El Perro Loco.
The Mad Dog.
The Dog is back, in all his evil glory. The Devil saves the day. And the graves of issue 1 were, by a twist of anticipation in Azzarello’s best style, not those that I have been anticipating since that summer month when this off-handed, off-reservation sequel to 100 Bullets first hit my expectations.
I have gone back to look, in between these paragraphs, at the man in the Hawaiian shirt, digging graves (small ‘g’). Digging graves, throwing down earth upon cofins bearing the cross, erecting crosses to stand guard upon bodies. I’ve been played, in the manner Azz does best, knowing I would assume he was again beginning with the ending, but though this is indeed the ending, these are not the graves of Father Manny or Sister June, nor of anyone from the orphanage.

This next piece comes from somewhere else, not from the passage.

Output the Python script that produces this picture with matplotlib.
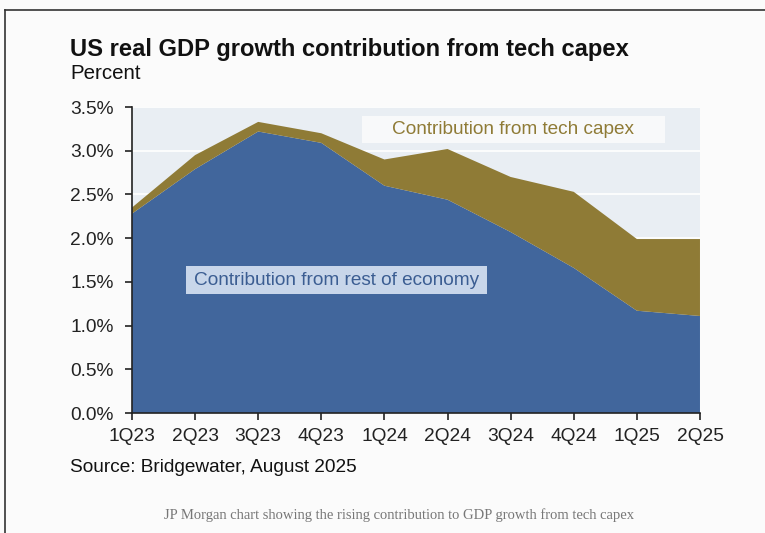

There are deaths in this story, deaths loud, rapid and concise. But Father Manny lives, albeit with the eyes burned out of his head from the desert sun, and Linda May, who we have known as Sister June, lives, albeit with a bullet in her side that makes certainty on this subject a dangerous thing. Craneo is dead, Maddon escapes with one hand, Cortez attempts to save his homunculus twin from wolves.

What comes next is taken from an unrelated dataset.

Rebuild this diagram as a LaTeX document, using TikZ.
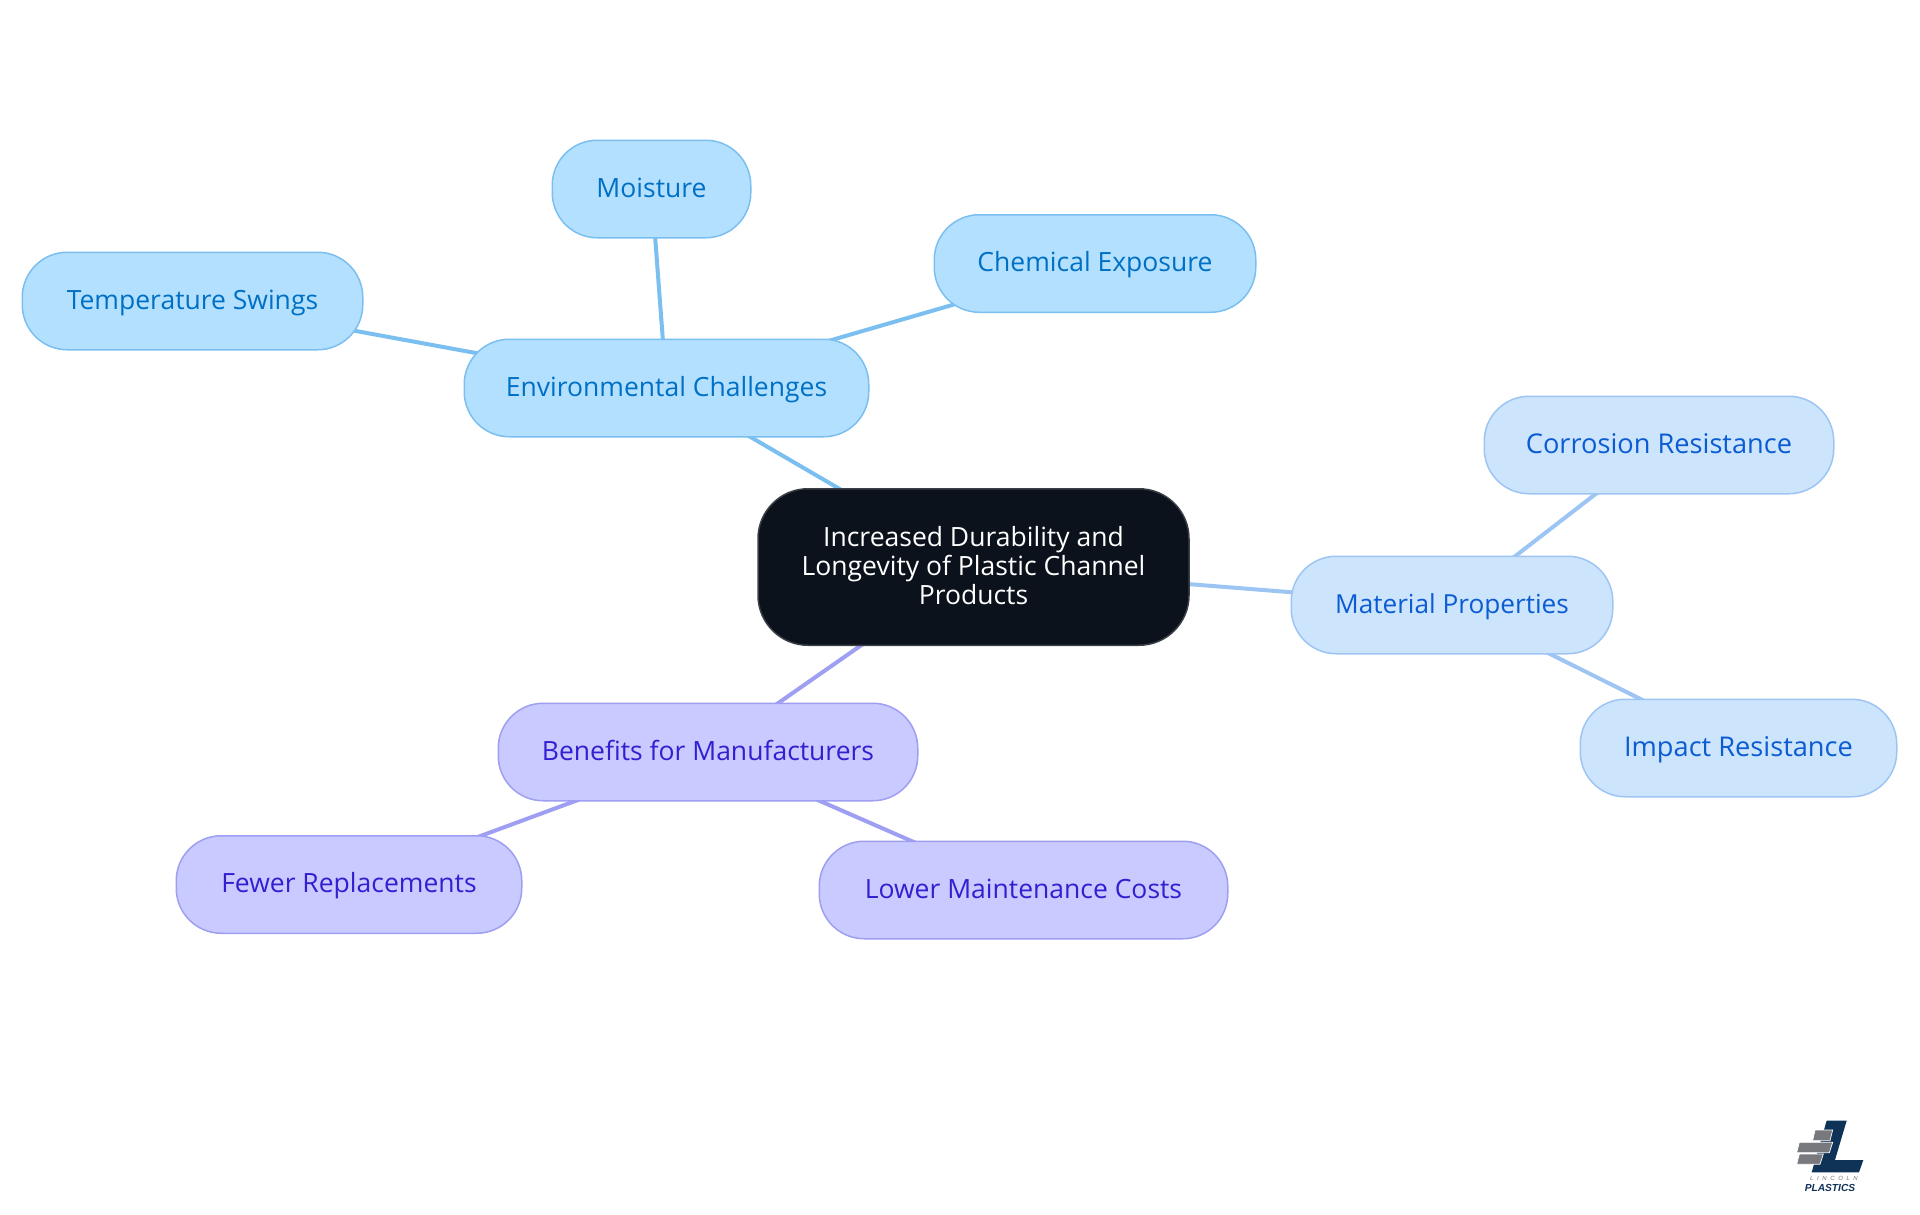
\documentclass[tikz,border=0pt]{standalone}
\usepackage{fontspec}
\setmainfont{Open Sans}[Scale=1]
\newfontfamily\logofont{Liberation Sans}
\usetikzlibrary{backgrounds}
\definecolor{envfill}{HTML}{B4E0FF}\definecolor{envline}{HTML}{7BBFF0}\definecolor{envtext}{HTML}{0070C4}
\definecolor{matfill}{HTML}{CDE4FD}\definecolor{matline}{HTML}{9CC5F3}\definecolor{mattext}{HTML}{0B5CD2}
\definecolor{benfill}{HTML}{C9CAFF}\definecolor{benline}{HTML}{9E9EF2}\definecolor{bentext}{HTML}{3220D0}
\definecolor{rootfill}{HTML}{0B121B}\definecolor{rootline}{HTML}{3A3F46}
\definecolor{logonavy}{HTML}{0F3357}\definecolor{logogrey}{HTML}{77797C}
\newcommand{\linestrut}{\rule[-6pt]{0pt}{28pt}}
\tikzset{
 x=1pt,y=-1pt,
 pill/.style={rounded corners=45pt,line width=1.5pt,align=center,inner sep=0pt,outer sep=0pt,font=\fontsize{26.5}{29}\selectfont,minimum height=97.5pt,text height=22pt,text depth=6pt},
 envn/.style={pill,draw=envline,fill=envfill,text=envtext},
 matn/.style={pill,draw=matline,fill=matfill,text=mattext},
 benn/.style={pill,draw=benline,fill=benfill,text=bentext},
 rootn/.style={pill,draw=rootline,fill=rootfill,text=white,rounded corners=50pt,text height=,text depth=},
 envl/.style={line width=4pt,draw=envline},
 matl/.style={line width=4pt,draw=matline},
 benl/.style={line width=4pt,draw=benline},
 brick/.style={fill=logogrey,draw=white,line width=0.7pt},
}
\begin{document}
\begin{tikzpicture}
\useasboundingbox (0,0) rectangle (1920,1215);
\node[rootn,minimum width=431pt,minimum height=156.5pt] (root) at (973.5,567) {\linestrut Increased Durability and\\Longevity of Plastic Channel\\Products\linestrut};
\node[envn,minimum width=404.5pt] (env) at (666.5,388) {Environmental Challenges};
\node[envn,minimum width=340.5pt] (temp) at (192.5,301) {Temperature Swings};
\node[envn,minimum width=198.5pt] (moist) at (651.5,189) {Moisture};
\node[envn,minimum width=321.5pt] (chem) at (1095,263.5) {Chemical Exposure};
\node[matn,minimum width=321.5pt,font=\fontsize{26.2}{29}\selectfont] (mat) at (1452,605) {Material Properties};
\node[matn,minimum width=349.5pt,font=\fontsize{27.2}{29}\selectfont] (corr) at (1659,445) {Corrosion Resistance};
\node[matn,minimum width=316.5pt,font=\fontsize{27.2}{29}\selectfont] (imp) at (1738.5,748) {Impact Resistance};
\node[benn,minimum width=419.5pt] (ben) at (708,752) {Benefits for Manufacturers};
\node[benn,minimum width=345.5pt] (few) at (349,884.5) {Fewer Replacements};
\node[benn,minimum width=408.5pt] (low) at (1023.5,890) {Lower Maintenance Costs};
\begin{scope}[on background layer]
\draw[envl] (root.center) -- (env.center);
\draw[envl] (env.center) -- (temp.center);
\draw[envl] (env.center) -- (moist.center);
\draw[envl] (env.center) -- (chem.center);
\draw[matl] (root.center) -- (mat.center);
\draw[matl] (mat.center) -- (corr.center);
\draw[matl] (mat.center) -- (imp.center);
\draw[benl] (root.center) -- (ben.center);
\draw[benl] (ben.center) -- (few.center);
\draw[benl] (ben.center) -- (low.center);
\end{scope}
% logo
\begin{scope}[shift={(1760,1100)},x=0.3333pt,y=-0.3333pt]
\fill[logonavy] (200,62) -- (260,62) -- (225,180) -- (310,180) -- (297,217) -- (155,217) -- cycle;
\filldraw[brick] (165,90) -- (218,90) -- (210,122) -- (158,122) -- cycle;
\filldraw[brick] (118,127) -- (218,127) -- (208,158) -- (110,158) -- cycle;
\filldraw[brick] (118,162) -- (190,162) -- (180,193) -- (110,193) -- cycle;
\node[text=logogrey,font=\logofont\fontsize{6}{6}\selectfont\itshape,inner sep=0pt] (lin) at (222,235) {L\hspace{3.6pt}I\hspace{3.6pt}N\hspace{3.6pt}C\hspace{3.6pt}O\hspace{3.6pt}L\hspace{3.6pt}N};
\node[text=logonavy,font=\logofont\fontsize{10.2}{12}\selectfont\bfseries\itshape,inner sep=0pt] (pla) at (210,265) {PLASTICS};
\end{scope}
\end{tikzpicture}
\end{document}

But the only person who dies that the Dog might have respect enough for to bury is Brother Lono.
So whose graves were they? Not those who died in Miami, except perhaps in symbol. And what the story doesn’t tell us, Azz will never disclose. It is for each of us to decide what shape the picture takes on the box lid, from the pieces that surround it.
The Dog is back. And, should Azzarello and Risso, with that loyal band, Dennis, Johnson, Mulvihill and Robins, choose to take it, the road back to Miami is again open. What happened to America when the Trust fell? When the Minutemen ceased to be? A Dog might want a bone to worry at.
South of the Border, down Mexico way… An interlude ends.